In theory, if you were buying a place that was big enough for you to not need to move from for a good long while and you were transferring higher interest rate personal debts to a lower rate on the mortgage this was not a terrible plan.
But that wasn’t how many people saw it. What they saw was a shortcut to buying a property, getting some extra cash to spend and, as house prices could only keep going up, soon the property market would have paid off the extra debt for them and they’d be sitting on a nice profit.
Northern Rock wasn’t the only bank doing this, most were chasing the dream to keep profits rising and executives’ pockets full. And our building societies were also guilty of chasing the property and buy-to-let booms – and again keeping executives’ pay packets healthy.
Except it wasn’t different this time.
House prices could fall, easy money wasn’t around forever, and Northern Rock became Britain’s first banking crisis victim, with queues of savers terrified that they would lose all their money.

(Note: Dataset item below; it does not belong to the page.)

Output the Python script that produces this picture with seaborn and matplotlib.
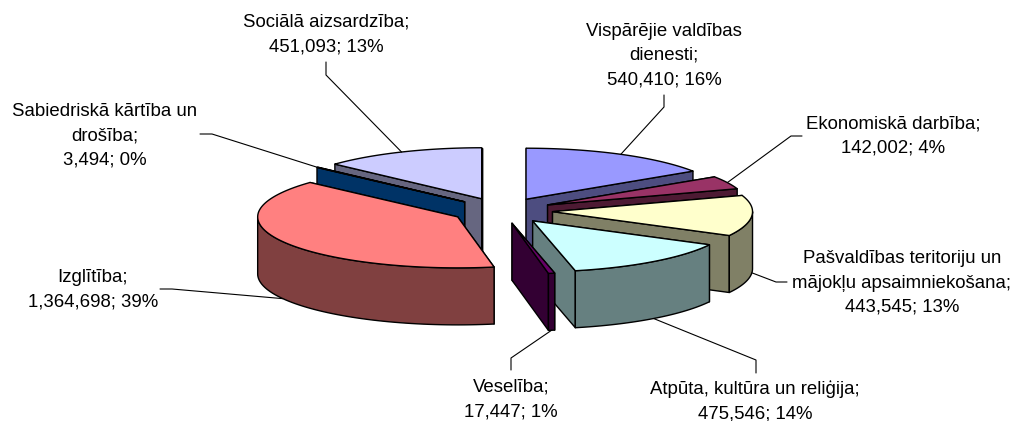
import numpy as np
import matplotlib
matplotlib.use('Agg')
import matplotlib.pyplot as plt
import seaborn as sb

# clockwise from 12 o'clock
names = ['Vispārējie valdības\ndienesti', 'Ekonomiskā darbība', 'Pašvaldības teritoriju un\nmājokļu apsaimniekošana',
         'Atpūta, kultūra un reliģija', 'Veselība', 'Izglītība', 'Sabiedriskā kārtība un\ndrošība', 'Sociālā aizsardzība']
values = [540410, 142002, 443545, 475546, 17447, 1364698, 3494, 451093]
percents = [16, 4, 13, 14, 1, 39, 0, 13]
colors = ['#9999FF', '#993366', '#FFFFCC', '#CCFFFF', '#660066', '#FF8080', '#0066CC', '#CCCCFF']

# label centres and leader elbows, in pixels
label_xy = [(664, 55.5), (893, 136), (902, 283), (755, 401), (511, 399.5), (93, 290), (105, 136), (326, 34.5)]
elbows = [[(664, 107), (664, 95)], [(791, 136), (802, 136)], [(776, 282), (787, 282)], [(756, 360), (756, 373)],
          [(511, 358), (511, 370)], [(172, 289), (160, 289)], [(212, 134), (200, 134)], [(326, 75), (326, 62)]]

# pie projection
cx, cy = 502, 210.6
rx, ry = 200, 51
explode = 50.7
depth = 57

sb.set_theme(style='white')
plt.rcParams['font.family'] = ['Liberation Sans', 'DejaVu Sans']
palette = sb.color_palette(colors)
side_palette = [tuple(c * 0.5 for c in col) for col in palette]

fig = plt.figure(figsize=(10.15, 4.21), dpi=100)
ax = fig.add_axes([0, 0, 1, 1])
ax.set_xlim(0, 1015)
ax.set_ylim(421, 0)
ax.axis('off')

edges = np.cumsum([0] + values) / sum(values) * 360
mids = (edges[:-1] + edges[1:]) / 2


def rim(x0, y0, deg):
    t = np.radians(deg)
    return x0 + rx * np.sin(t), y0 - ry * np.cos(t)


def face(pts, color):
    xs, ys = zip(*pts)
    ax.fill(xs, ys, facecolor=color, edgecolor='black', linewidth=1.0, joinstyle='round')


# back slices first
order = np.argsort(-np.cos(np.radians(mids)))
for i in order:
    t = np.radians(mids[i])
    x0 = cx + explode * np.sin(t)
    y0 = cy - explode * ry / rx * np.cos(t)
    a, b = edges[i], edges[i + 1]

    walls = []
    for deg in (a, b):
        px, py = rim(x0, y0, deg)
        walls.append([(x0, y0), (px, py), (px, py + depth), (x0, y0 + depth)])
    walls.sort(key=lambda w: w[0][1] + w[1][1])
    for w in walls:
        face(w, side_palette[i])

    lo, hi = max(a, 90), min(b, 270)
    if lo < hi:
        degs = np.linspace(lo, hi, 60)
        upper = [rim(x0, y0, d) for d in degs]
        lower = [(p[0], p[1] + depth) for p in upper[::-1]]
        face(upper + lower, side_palette[i])

    degs = np.linspace(a, b, 80)
    face([(x0, y0)] + [rim(x0, y0, d) for d in degs], palette[i])

    # leader from the rim to the label
    px, py = rim(x0, y0, mids[i])
    if np.cos(t) < 0:
        py += depth
    lx, ly = zip(*([(px, py)] + elbows[i]))
    ax.plot(lx, ly, color='black', lw=0.8, zorder=5)

for name, val, pct, (x, y) in zip(names, values, percents, label_xy):
    ax.text(x, y, f'{name};\n{val:,}; {pct}%', ha='center', va='center', fontsize=13.4,
            linespacing=1.56, color='black')

plt.savefig('out.png', dpi=100)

But this isn’t just a tale of foolish borrowers and greedy bankers, the Government and financial authorities also totally failed to spot or do anything about the colossal problem brewing – but why would you when everyone was making so much money?

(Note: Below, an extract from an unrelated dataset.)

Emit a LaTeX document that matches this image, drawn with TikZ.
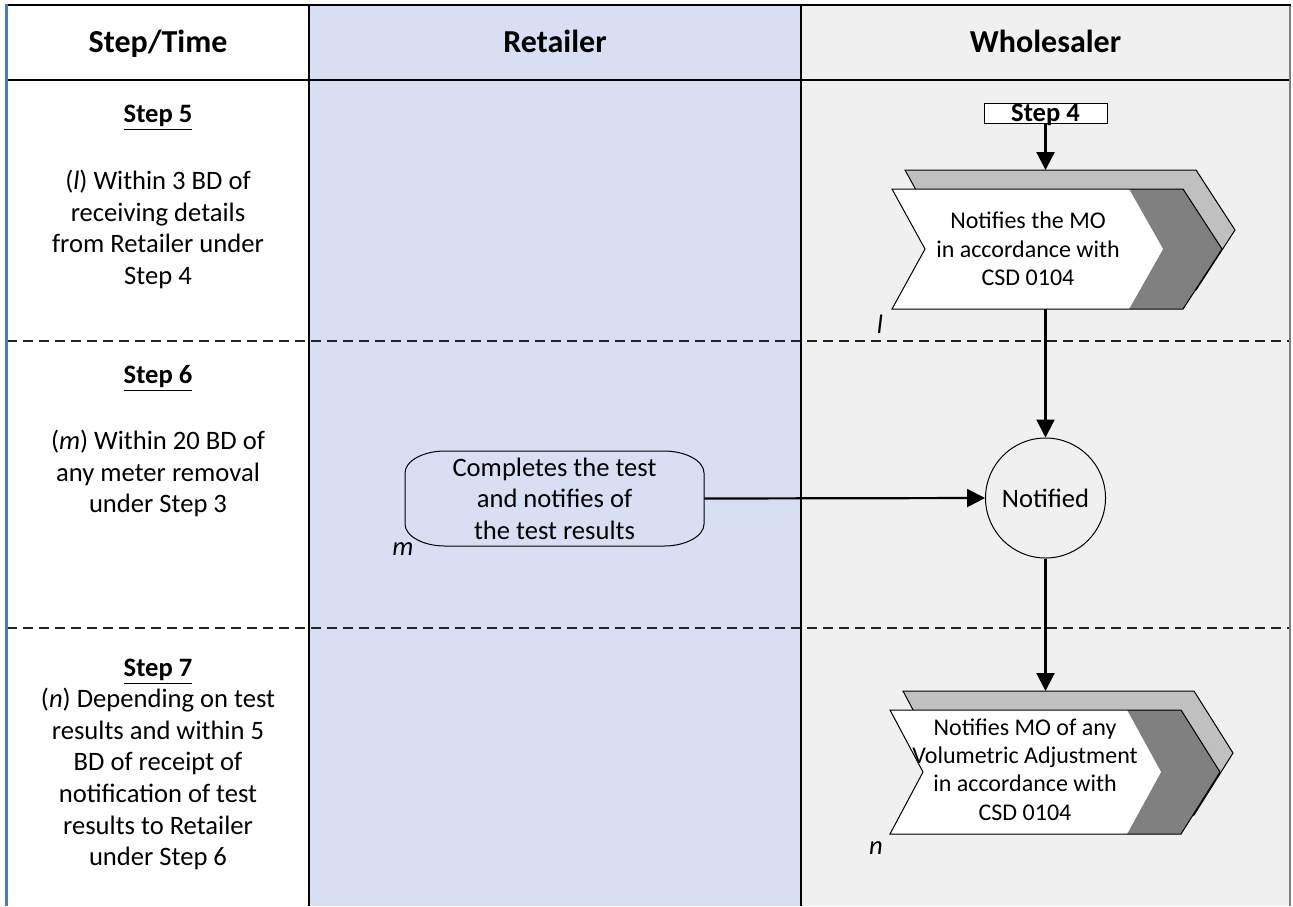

That Northern Rock bank run was massively exacerbated by the Government and financial authorities dithering and failing to step in immediately to guarantee savers’ deposits (a penchant for dithering being a characteristic much observed throughout the banking crisis).
Finally now, more than three years after it was taken into state control, Northern Rock is sold.
We have seen it split into good and bad bank, had hopes of it being used as a state-backed Big Society bank to help small business and homebuyers, turned back into a building society, or bundled in with the Lloyds branches struggling to be sold and handed to the taxpayer in free shares.
Instead Northern Rock’s legacy is to deliver a new name among High Street banks.
Let’s hope Virgin Money does better than the sorry bunch we’ve endured over the past decade.